Las alcachofas se envuelven en Beaujolais, se esconden con hojas de capuchina y se mezclan magistralmente con unas rilletes de ganso.

Una insípida perca se rellena sabiamente de huevas de trucha y está colocada sobre una deliciosa lámina de apio y puré de ortiga. Es un plato bello y que mezcla maravillosamente tierra y agua, pero la que atraviesa los campos en forma de río, la más cercana y generalmente, más apacible.

Para acabar una brandada de bacalao mucho mejor que la habitual por contener más pescado y menos crema, hacerse con un delicioso toque ahumado y rematarse con hinojo marino y rábano negro.

Hay que decir ya y antes de pasar al gran cocido de la cocina francesa, que la principal virtud de Gagnaire, además de la elegancia, es su asombrosa capacidad para que cada ingrediente se note en el plato, que ninguno tape a otro y todos sean reconocibles.
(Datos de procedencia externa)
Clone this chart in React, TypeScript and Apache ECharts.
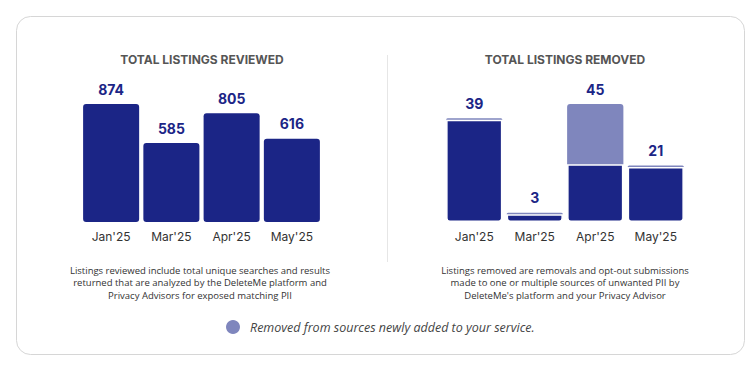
import React, { useEffect, useRef } from "react";
import * as echarts from "echarts";

const months = ["Jan'25", "Mar'25", "Apr'25", "May'25"];
const reviewed = [874, 585, 805, 616];
const removedExisting = [39, 3, 22, 21];
const removedNewSources = [0, 0, 23, 0];
const removedTotals = [39, 3, 45, 21];

const DARK = "#1b2586";
const LIGHT = "#7f86bd";
const FONT = "Inter, 'Open Sans', sans-serif";

export default function App() {
  const ref = useRef<HTMLDivElement>(null);
  useEffect(() => {
    if (!ref.current) return;
    const chart = echarts.init(ref.current, undefined, { renderer: "svg" });
    const valueLabel = {
      show: true,
      position: "top" as const,
      distance: 8,
      color: DARK,
      fontSize: 14,
      fontWeight: "bold" as const,
      fontFamily: FONT,
    };
    const titleStyle = { fontSize: 12, fontWeight: "bold", color: "#555", fontFamily: FONT };
    const noteStyle = {
      textAlign: "center",
      fontSize: 9.5,
      lineHeight: 12.5,
      fill: "#333",
      fontFamily: "'Open Sans', sans-serif",
    };
    chart.setOption({
      animation: false,
      backgroundColor: "#ffffff",
      title: [
        { text: "TOTAL LISTINGS REVIEWED", left: 202, top: 53, padding: 0, textAlign: "center", textStyle: titleStyle },
        { text: "TOTAL LISTINGS REMOVED", left: 565, top: 53, padding: 0, textAlign: "center", textStyle: titleStyle },
      ],
      grid: [
        { left: 81, width: 241, top: 87, height: 135 },
        { left: 444, width: 242, top: 87, height: 135 },
      ],
      xAxis: [0, 1].map((i) => ({
        type: "category",
        gridIndex: i,
        data: months,
        axisLine: { show: false },
        axisTick: { show: false },
        axisLabel: { color: "#333", fontSize: 12, fontFamily: FONT, margin: 8 },
      })),
      yAxis: [
        { type: "value", gridIndex: 0, min: 0, max: 1000, show: false },
        { type: "value", gridIndex: 1, min: 0, max: 51.5, show: false },
      ],
      series: [
        {
          type: "bar",
          xAxisIndex: 0,
          yAxisIndex: 0,
          data: reviewed,
          barCategoryGap: "7%",
          itemStyle: { color: DARK, borderRadius: 3 },
          label: valueLabel,
        },
        {
          type: "bar",
          xAxisIndex: 1,
          yAxisIndex: 1,
          stack: "removed",
          data: removedExisting,
          barCategoryGap: "7%",
          itemStyle: { color: DARK, borderRadius: [0, 0, 3, 3], borderColor: "#fff", borderWidth: 1.5 },
        },
        {
          type: "bar",
          xAxisIndex: 1,
          yAxisIndex: 1,
          stack: "removed",
          data: removedNewSources,
          barCategoryGap: "7%",
          barMinHeight: 1.5,
          itemStyle: { color: LIGHT, borderRadius: [3, 3, 0, 0] },
          label: {
            ...valueLabel,
            formatter: (p: any) => String(removedTotals[p.dataIndex]),
          },
        },
      ],
      graphic: [
        {
          type: "rect",
          shape: { x: 16.5, y: 16.5, width: 728, height: 338, r: 14 },
          style: { fill: "none", stroke: "#d6d6d6", lineWidth: 1 },
          silent: true,
        },
        {
          type: "line",
          shape: { x1: 387.5, y1: 55, x2: 387.5, y2: 262 },
          style: { stroke: "#e6e6e6", lineWidth: 1 },
        },
        {
          type: "text",
          x: 200,
          y: 264,
          style: {
            ...noteStyle,
            text:
              "Listings reviewed include total unique searches and results\nreturned that are analyzed by the DeleteMe platform and\nPrivacy Advisors for exposed matching PII",
          },
        },
        {
          type: "text",
          x: 565,
          y: 264,
          style: {
            ...noteStyle,
            text:
              "Listings removed are removals and opt-out submissions\nmade to one or multiple sources of unwanted PII by\nDeleteMe's platform and your Privacy Advisor",
          },
        },
        {
          type: "circle",
          shape: { cx: 233, cy: 327, r: 7 },
          style: { fill: LIGHT },
        },
        {
          type: "text",
          x: 250,
          y: 327,
          style: {
            text: "Removed from sources newly added to your service.",
            textVerticalAlign: "middle",
            fontSize: 12.5,
            fontStyle: "italic",
            fill: "#444",
            fontFamily: "'Open Sans', sans-serif",
          },
        },
      ],
    });
    return () => chart.dispose();
  }, []);
  return (
    <div
      ref={ref}
      style={{ position: "absolute", left: 0, top: 0, width: 754, height: 366 }}
    />
  );
}
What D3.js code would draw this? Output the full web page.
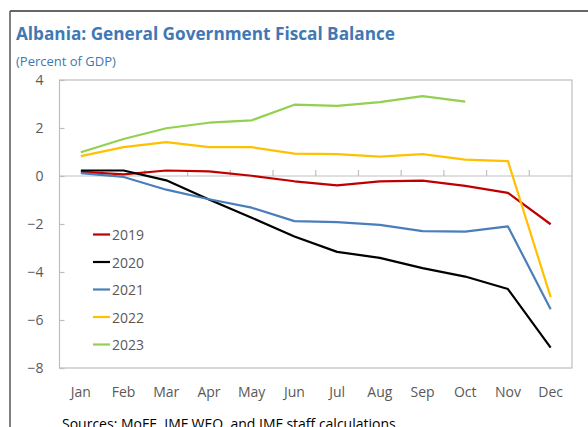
<!DOCTYPE html>
<html>
<head>
<meta charset="utf-8">
<script src="https://cdn.jsdelivr.net/npm/d3@7"></script>
<style>
  html, body { margin: 0; padding: 0; background: #fff; }
  svg { display: block; font-family: "Open Sans", "Noto Sans", sans-serif; }
</style>
</head>
<body>
<svg id="chart" width="588" height="427"></svg>
<script>
// Monthly cumulative fiscal balance, percent of GDP
const months = ["Jan", "Feb", "Mar", "Apr", "May", "Jun", "Jul", "Aug", "Sep", "Oct", "Nov", "Dec"];
const years = ["2019", "2020", "2021", "2022", "2023"];
const yTicks = [4, 2, 0, -2, -4, -6, -8];

const s2019 = [0.17, 0.07, 0.23, 0.19, 0.01, -0.22, -0.39, -0.22, -0.19, -0.41, -0.70, -2.01];
const s2020 = [0.23, 0.23, -0.18, -0.98, -1.74, -2.52, -3.16, -3.41, -3.84, -4.19, -4.71, -7.15];
const s2021 = [0.12, -0.04, -0.57, -0.97, -1.32, -1.88, -1.92, -2.04, -2.30, -2.32, -2.10, -5.55];
const s2022 = [0.83, 1.20, 1.41, 1.20, 1.20, 0.93, 0.91, 0.81, 0.91, 0.68, 0.62, -5.05];
const s2023 = [0.99, 1.54, 1.99, 2.22, 2.32, 2.97, 2.92, 3.08, 3.33, 3.10];

const seriesValues = [s2019, s2020, s2021, s2022, s2023];
const colors = ["#C00000", "#000000", "#4A7EBB", "#FFC000", "#92D050"];

const svg = d3.select("#chart");

// Outer frame (top and left edges)
svg.append("line").attr("x1", 10).attr("x2", 588).attr("y1", 11).attr("y2", 11)
  .attr("stroke", "#333").attr("stroke-width", 1.5);
svg.append("line").attr("x1", 10).attr("x2", 10).attr("y1", 11).attr("y2", 427)
  .attr("stroke", "#555").attr("stroke-width", 1.5);

// Headings
svg.append("text").attr("x", 16).attr("y", 40)
  .attr("fill", "#4178B4").attr("font-weight", "bold").attr("font-size", 17.2)
  .text("Albania: General Government Fiscal Balance");
svg.append("text").attr("x", 16).attr("y", 66)
  .attr("fill", "#4178B4").attr("font-size", 13)
  .text("(Percent of GDP)");

const plot = { left: 59.5, right: 572, top: 80, bottom: 368 };

const x = d3.scaleBand().domain(months).range([plot.left, plot.right]);
const y = d3.scaleLinear().domain([-8, 4]).range([plot.bottom, plot.top]);

// Plot area border
svg.append("rect")
  .attr("x", plot.left).attr("y", plot.top)
  .attr("width", plot.right - plot.left).attr("height", plot.bottom - plot.top)
  .attr("fill", "none").attr("stroke", "#BFBFBF").attr("stroke-width", 1.2);

// Y axis: inward ticks, labels on the left
const yAxis = d3.axisLeft(y).tickValues(yTicks).tickSize(-5).tickPadding(16)
  .tickFormat(d3.format("d"));
const gy = svg.append("g").attr("transform", `translate(${plot.left},0)`).call(yAxis);
gy.select(".domain").remove();
gy.selectAll(".tick line").attr("stroke", "#BFBFBF").attr("stroke-width", 1.2);
gy.selectAll(".tick text").attr("fill", "#595959").attr("font-size", 14)
  .attr("font-family", "'Open Sans', 'Noto Sans', sans-serif");

// Zero line with category boundary ticks pointing up
svg.append("line")
  .attr("x1", plot.left).attr("x2", plot.right)
  .attr("y1", y(0)).attr("y2", y(0))
  .attr("stroke", "#BFBFBF").attr("stroke-width", 1.2);
svg.append("g").selectAll("line")
  .data(months.slice(1))
  .join("line")
  .attr("x1", d => x(d)).attr("x2", d => x(d))
  .attr("y1", y(0)).attr("y2", y(0) - 6)
  .attr("stroke", "#BFBFBF").attr("stroke-width", 1.2);

// Month labels below the plot
svg.append("g").selectAll("text")
  .data(months)
  .join("text")
  .attr("x", d => x(d) + x.bandwidth() / 2)
  .attr("y", plot.bottom + 29)
  .attr("text-anchor", "middle")
  .attr("fill", "#595959").attr("font-size", 14)
  .text(d => d);

// Series lines
const line = d3.line()
  .x((d, i) => x(months[i]) + x.bandwidth() / 2)
  .y(d => y(d));

svg.append("g").selectAll("path")
  .data(seriesValues)
  .join("path")
  .attr("d", d => line(d))
  .attr("fill", "none")
  .attr("stroke", (d, i) => colors[i])
  .attr("stroke-width", 2.2)
  .attr("stroke-linejoin", "round");

// Legend
const legend = svg.append("g").selectAll("g")
  .data(years)
  .join("g")
  .attr("transform", (d, i) => `translate(93,${234.5 + i * 27.5})`);
legend.append("line")
  .attr("x1", 0).attr("x2", 17).attr("y1", 0).attr("y2", 0)
  .attr("stroke", (d, i) => colors[i]).attr("stroke-width", 2.2);
legend.append("text")
  .attr("x", 19).attr("y", 5.5)
  .attr("fill", "#595959").attr("font-size", 14)
  .text(d => d);

// Source note
svg.append("text").attr("x", 62).attr("y", 429)
  .attr("fill", "#000").attr("font-size", 14)
  .text("Sources: MoFE, IMF WEO, and IMF staff calculations");
</script>
</body>
</html>
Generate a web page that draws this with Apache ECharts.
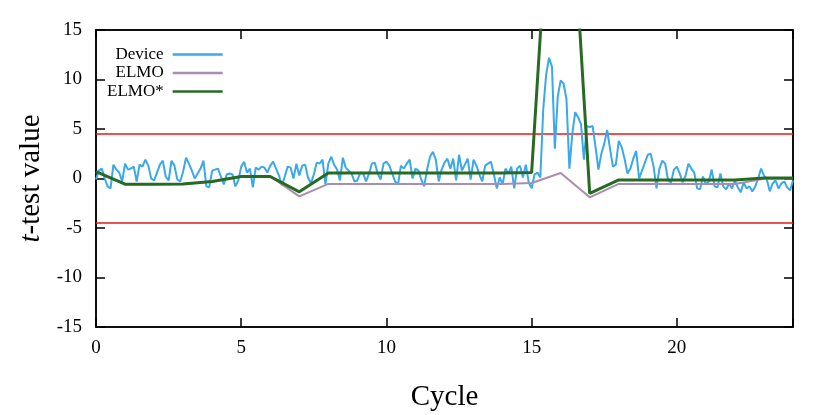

Algo que parece fácil pero que nunca lo ha sido, especialmente porque las especias y las salsas estaban concebidas para disimular la falta de frescura. Por eso es maravilloso este Pot au Feu, el gran cocido galo. Aquí las tiernísismas verduras se cocinan al dente y aligeran la carne de buey y de ternera que conforman este plato que se completa con una densa, intensa y maravillosa salsa perfumada con queso Beaufort.

Los otros acompañamientos se colocan en pequeños platillos, como antes hacía -y espero que cuando la receta lo pida, lo vuelva a hacer- Ramón Freixa. Aquí son un buen flan de chucrut, mucho más suave y delicado que el repollo fermentado así a secas y una rodaja de salchicha de Morteau con unas diminutas y aterciopeladas lentejas verdes y toques de cebolla muy crujiente.

Si hasta ahora, todo era pantagruélico, lo que nos esperaba en los postres era inimaginable. Primero una multitud de mignardises que aquí no se ponen al final: mazapán, gominola de rosas, chocolate con crema de caramelo, merengues

En un platillo, una deliciosa mezcla de ron, frambuesa, melocotón, almendra y yuzu con unas pepitas de granada. Un plato bellamente rosado y cuajado de aromas diversos.

Una teja de almendra se armoniza y mezcla con crujientes y cremas de almendra y avellana. Los frutos secos están tostados y un penetrante aroma a regaliz envuelve un postre que emociona.

Después, otros dos: un maravilloso babá con el toque exótico del caqui y creo yo que algo de clavo aunque me aseguraron que no. El helado de castaña que remata el postre era bueno en sí mismo y un gran compañero para el babá.

Para acabar un gran chocolate que es un clásico de los bombones -y las tabletas-, aquí deconstruido. Crujiente de chocolate, pastel de tres chocolates, salsa de chocolate negro y pasas embebidas en alcohol. Una mezcla segura y fantásticamente ejecutada.

Es verdad que Pierre Gagnaire es uno de los grandes del mundo y que sin embargo, arriesga poco.  Es verdad también que muchas cosas ya están algo trilladas pero no lo es menos que la maestría siempre embelesa, sea clásica o avant garde, y que eatamos ante Pierre Gagnaire, uno de los reyes mundiales de la cocina. Así que Salve Gagnaire!!!!